**Given request:**
Copy all of the material exactly. Pictures are not to appear in the copy.

_ _ _ _ _

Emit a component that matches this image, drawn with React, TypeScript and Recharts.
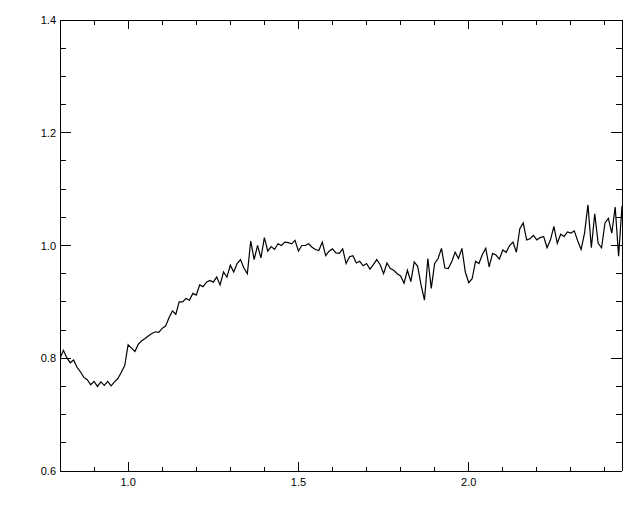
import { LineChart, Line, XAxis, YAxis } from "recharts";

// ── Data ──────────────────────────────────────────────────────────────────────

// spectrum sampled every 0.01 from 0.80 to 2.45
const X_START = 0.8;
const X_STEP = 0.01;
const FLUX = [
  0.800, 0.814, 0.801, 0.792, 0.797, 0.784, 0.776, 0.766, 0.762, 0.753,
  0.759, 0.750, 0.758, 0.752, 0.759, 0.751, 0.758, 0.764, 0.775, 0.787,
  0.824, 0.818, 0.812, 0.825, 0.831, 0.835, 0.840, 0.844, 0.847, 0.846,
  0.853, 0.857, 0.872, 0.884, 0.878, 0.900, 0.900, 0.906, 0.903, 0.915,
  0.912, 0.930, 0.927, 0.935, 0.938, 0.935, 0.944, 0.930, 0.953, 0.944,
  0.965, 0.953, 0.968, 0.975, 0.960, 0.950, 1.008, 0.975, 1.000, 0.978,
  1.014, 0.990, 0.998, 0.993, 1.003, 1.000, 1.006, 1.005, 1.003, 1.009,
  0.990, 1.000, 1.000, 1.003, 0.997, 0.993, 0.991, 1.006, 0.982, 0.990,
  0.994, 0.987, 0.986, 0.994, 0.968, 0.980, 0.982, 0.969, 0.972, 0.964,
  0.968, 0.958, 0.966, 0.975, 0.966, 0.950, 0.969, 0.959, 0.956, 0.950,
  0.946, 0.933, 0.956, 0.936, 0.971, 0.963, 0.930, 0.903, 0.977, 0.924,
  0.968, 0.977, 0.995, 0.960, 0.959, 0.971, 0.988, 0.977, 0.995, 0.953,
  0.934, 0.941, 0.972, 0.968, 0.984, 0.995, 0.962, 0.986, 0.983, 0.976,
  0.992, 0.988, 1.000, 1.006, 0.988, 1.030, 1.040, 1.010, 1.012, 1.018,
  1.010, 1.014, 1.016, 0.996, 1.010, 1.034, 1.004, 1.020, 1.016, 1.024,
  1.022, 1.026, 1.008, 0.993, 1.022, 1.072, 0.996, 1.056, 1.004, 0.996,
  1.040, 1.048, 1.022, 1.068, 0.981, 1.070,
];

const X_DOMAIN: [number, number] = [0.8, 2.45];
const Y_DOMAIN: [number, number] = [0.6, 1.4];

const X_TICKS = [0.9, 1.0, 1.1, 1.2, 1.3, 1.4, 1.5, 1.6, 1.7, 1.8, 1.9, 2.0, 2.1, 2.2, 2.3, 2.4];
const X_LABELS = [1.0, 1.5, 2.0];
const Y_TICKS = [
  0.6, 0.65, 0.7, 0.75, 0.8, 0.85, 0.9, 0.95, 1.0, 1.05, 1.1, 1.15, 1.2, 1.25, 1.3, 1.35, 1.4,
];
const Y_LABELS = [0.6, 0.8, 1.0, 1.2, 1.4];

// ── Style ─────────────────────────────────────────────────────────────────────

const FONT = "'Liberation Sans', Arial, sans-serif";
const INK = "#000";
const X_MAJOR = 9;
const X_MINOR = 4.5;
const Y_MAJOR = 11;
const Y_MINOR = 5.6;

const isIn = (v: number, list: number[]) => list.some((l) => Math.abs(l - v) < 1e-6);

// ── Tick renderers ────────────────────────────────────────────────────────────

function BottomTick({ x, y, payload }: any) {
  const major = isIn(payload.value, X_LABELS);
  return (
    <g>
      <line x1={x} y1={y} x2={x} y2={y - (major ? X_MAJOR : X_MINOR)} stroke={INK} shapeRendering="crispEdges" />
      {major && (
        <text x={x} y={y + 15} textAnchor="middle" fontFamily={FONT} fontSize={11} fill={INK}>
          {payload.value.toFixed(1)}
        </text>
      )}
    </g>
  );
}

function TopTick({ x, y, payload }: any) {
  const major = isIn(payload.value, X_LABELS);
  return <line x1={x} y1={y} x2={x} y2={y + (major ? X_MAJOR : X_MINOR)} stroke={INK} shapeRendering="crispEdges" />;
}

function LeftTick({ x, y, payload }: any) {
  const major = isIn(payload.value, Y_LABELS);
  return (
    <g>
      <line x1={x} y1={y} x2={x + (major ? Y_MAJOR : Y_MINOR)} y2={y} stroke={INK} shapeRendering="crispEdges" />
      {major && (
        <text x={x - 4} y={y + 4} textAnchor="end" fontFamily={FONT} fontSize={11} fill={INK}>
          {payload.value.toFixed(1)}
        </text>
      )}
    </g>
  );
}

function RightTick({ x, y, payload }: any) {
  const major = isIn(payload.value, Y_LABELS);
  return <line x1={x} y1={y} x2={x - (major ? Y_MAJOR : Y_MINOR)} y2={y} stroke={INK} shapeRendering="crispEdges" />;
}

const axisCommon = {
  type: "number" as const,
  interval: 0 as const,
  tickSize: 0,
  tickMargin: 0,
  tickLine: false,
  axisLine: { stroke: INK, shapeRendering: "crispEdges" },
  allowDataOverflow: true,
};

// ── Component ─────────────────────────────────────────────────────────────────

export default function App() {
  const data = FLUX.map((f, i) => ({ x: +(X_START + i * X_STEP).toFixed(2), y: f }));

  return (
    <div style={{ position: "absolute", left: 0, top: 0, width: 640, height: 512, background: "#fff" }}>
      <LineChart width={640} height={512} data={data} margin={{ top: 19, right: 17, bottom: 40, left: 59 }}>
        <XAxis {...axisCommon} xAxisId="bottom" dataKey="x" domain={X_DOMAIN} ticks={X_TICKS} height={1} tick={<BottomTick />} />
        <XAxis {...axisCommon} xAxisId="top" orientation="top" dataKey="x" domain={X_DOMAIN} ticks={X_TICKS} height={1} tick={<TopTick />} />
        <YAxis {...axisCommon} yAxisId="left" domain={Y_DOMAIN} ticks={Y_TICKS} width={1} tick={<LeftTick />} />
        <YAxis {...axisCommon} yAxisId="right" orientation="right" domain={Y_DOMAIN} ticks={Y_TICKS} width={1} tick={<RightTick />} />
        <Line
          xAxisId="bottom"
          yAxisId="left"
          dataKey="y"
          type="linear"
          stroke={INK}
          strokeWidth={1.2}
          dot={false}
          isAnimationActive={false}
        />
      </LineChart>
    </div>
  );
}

_ _ _ _ _

**Solution to this problem:**
Emit a component that matches this image, drawn with React, TypeScript and Recharts.
import { LineChart, Line, XAxis, YAxis } from "recharts";

// ── Data ──────────────────────────────────────────────────────────────────────

// spectrum sampled every 0.01 from 0.80 to 2.45
const X_START = 0.8;
const X_STEP = 0.01;
const FLUX = [
  0.800, 0.814, 0.801, 0.792, 0.797, 0.784, 0.776, 0.766, 0.762, 0.753,
  0.759, 0.750, 0.758, 0.752, 0.759, 0.751, 0.758, 0.764, 0.775, 0.787,
  0.824, 0.818, 0.812, 0.825, 0.831, 0.835, 0.840, 0.844, 0.847, 0.846,
  0.853, 0.857, 0.872, 0.884, 0.878, 0.900, 0.900, 0.906, 0.903, 0.915,
  0.912, 0.930, 0.927, 0.935, 0.938, 0.935, 0.944, 0.930, 0.953, 0.944,
  0.965, 0.953, 0.968, 0.975, 0.960, 0.950, 1.008, 0.975, 1.000, 0.978,
  1.014, 0.990, 0.998, 0.993, 1.003, 1.000, 1.006, 1.005, 1.003, 1.009,
  0.990, 1.000, 1.000, 1.003, 0.997, 0.993, 0.991, 1.006, 0.982, 0.990,
  0.994, 0.987, 0.986, 0.994, 0.968, 0.980, 0.982, 0.969, 0.972, 0.964,
  0.968, 0.958, 0.966, 0.975, 0.966, 0.950, 0.969, 0.959, 0.956, 0.950,
  0.946, 0.933, 0.956, 0.936, 0.971, 0.963, 0.930, 0.903, 0.977, 0.924,
  0.968, 0.977, 0.995, 0.960, 0.959, 0.971, 0.988, 0.977, 0.995, 0.953,
  0.934, 0.941, 0.972, 0.968, 0.984, 0.995, 0.962, 0.986, 0.983, 0.976,
  0.992, 0.988, 1.000, 1.006, 0.988, 1.030, 1.040, 1.010, 1.012, 1.018,
  1.010, 1.014, 1.016, 0.996, 1.010, 1.034, 1.004, 1.020, 1.016, 1.024,
  1.022, 1.026, 1.008, 0.993, 1.022, 1.072, 0.996, 1.056, 1.004, 0.996,
  1.040, 1.048, 1.022, 1.068, 0.981, 1.070,
];

const X_DOMAIN: [number, number] = [0.8, 2.45];
const Y_DOMAIN: [number, number] = [0.6, 1.4];

const X_TICKS = [0.9, 1.0, 1.1, 1.2, 1.3, 1.4, 1.5, 1.6, 1.7, 1.8, 1.9, 2.0, 2.1, 2.2, 2.3, 2.4];
const X_LABELS = [1.0, 1.5, 2.0];
const Y_TICKS = [
  0.6, 0.65, 0.7, 0.75, 0.8, 0.85, 0.9, 0.95, 1.0, 1.05, 1.1, 1.15, 1.2, 1.25, 1.3, 1.35, 1.4,
];
const Y_LABELS = [0.6, 0.8, 1.0, 1.2, 1.4];

// ── Style ─────────────────────────────────────────────────────────────────────

const FONT = "'Liberation Sans', Arial, sans-serif";
const INK = "#000";
const X_MAJOR = 9;
const X_MINOR = 4.5;
const Y_MAJOR = 11;
const Y_MINOR = 5.6;

const isIn = (v: number, list: number[]) => list.some((l) => Math.abs(l - v) < 1e-6);

// ── Tick renderers ────────────────────────────────────────────────────────────

function BottomTick({ x, y, payload }: any) {
  const major = isIn(payload.value, X_LABELS);
  return (
    <g>
      <line x1={x} y1={y} x2={x} y2={y - (major ? X_MAJOR : X_MINOR)} stroke={INK} shapeRendering="crispEdges" />
      {major && (
        <text x={x} y={y + 15} textAnchor="middle" fontFamily={FONT} fontSize={11} fill={INK}>
          {payload.value.toFixed(1)}
        </text>
      )}
    </g>
  );
}

function TopTick({ x, y, payload }: any) {
  const major = isIn(payload.value, X_LABELS);
  return <line x1={x} y1={y} x2={x} y2={y + (major ? X_MAJOR : X_MINOR)} stroke={INK} shapeRendering="crispEdges" />;
}

function LeftTick({ x, y, payload }: any) {
  const major = isIn(payload.value, Y_LABELS);
  return (
    <g>
      <line x1={x} y1={y} x2={x + (major ? Y_MAJOR : Y_MINOR)} y2={y} stroke={INK} shapeRendering="crispEdges" />
      {major && (
        <text x={x - 4} y={y + 4} textAnchor="end" fontFamily={FONT} fontSize={11} fill={INK}>
          {payload.value.toFixed(1)}
        </text>
      )}
    </g>
  );
}

function RightTick({ x, y, payload }: any) {
  const major = isIn(payload.value, Y_LABELS);
  return <line x1={x} y1={y} x2={x - (major ? Y_MAJOR : Y_MINOR)} y2={y} stroke={INK} shapeRendering="crispEdges" />;
}

const axisCommon = {
  type: "number" as const,
  interval: 0 as const,
  tickSize: 0,
  tickMargin: 0,
  tickLine: false,
  axisLine: { stroke: INK, shapeRendering: "crispEdges" },
  allowDataOverflow: true,
};

// ── Component ─────────────────────────────────────────────────────────────────

export default function App() {
  const data = FLUX.map((f, i) => ({ x: +(X_START + i * X_STEP).toFixed(2), y: f }));

  return (
    <div style={{ position: "absolute", left: 0, top: 0, width: 640, height: 512, background: "#fff" }}>
      <LineChart width={640} height={512} data={data} margin={{ top: 19, right: 17, bottom: 40, left: 59 }}>
        <XAxis {...axisCommon} xAxisId="bottom" dataKey="x" domain={X_DOMAIN} ticks={X_TICKS} height={1} tick={<BottomTick />} />
        <XAxis {...axisCommon} xAxisId="top" orientation="top" dataKey="x" domain={X_DOMAIN} ticks={X_TICKS} height={1} tick={<TopTick />} />
        <YAxis {...axisCommon} yAxisId="left" domain={Y_DOMAIN} ticks={Y_TICKS} width={1} tick={<LeftTick />} />
        <YAxis {...axisCommon} yAxisId="right" orientation="right" domain={Y_DOMAIN} ticks={Y_TICKS} width={1} tick={<RightTick />} />
        <Line
          xAxisId="bottom"
          yAxisId="left"
          dataKey="y"
          type="linear"
          stroke={INK}
          strokeWidth={1.2}
          dot={false}
          isAnimationActive={false}
        />
      </LineChart>
    </div>
  );
}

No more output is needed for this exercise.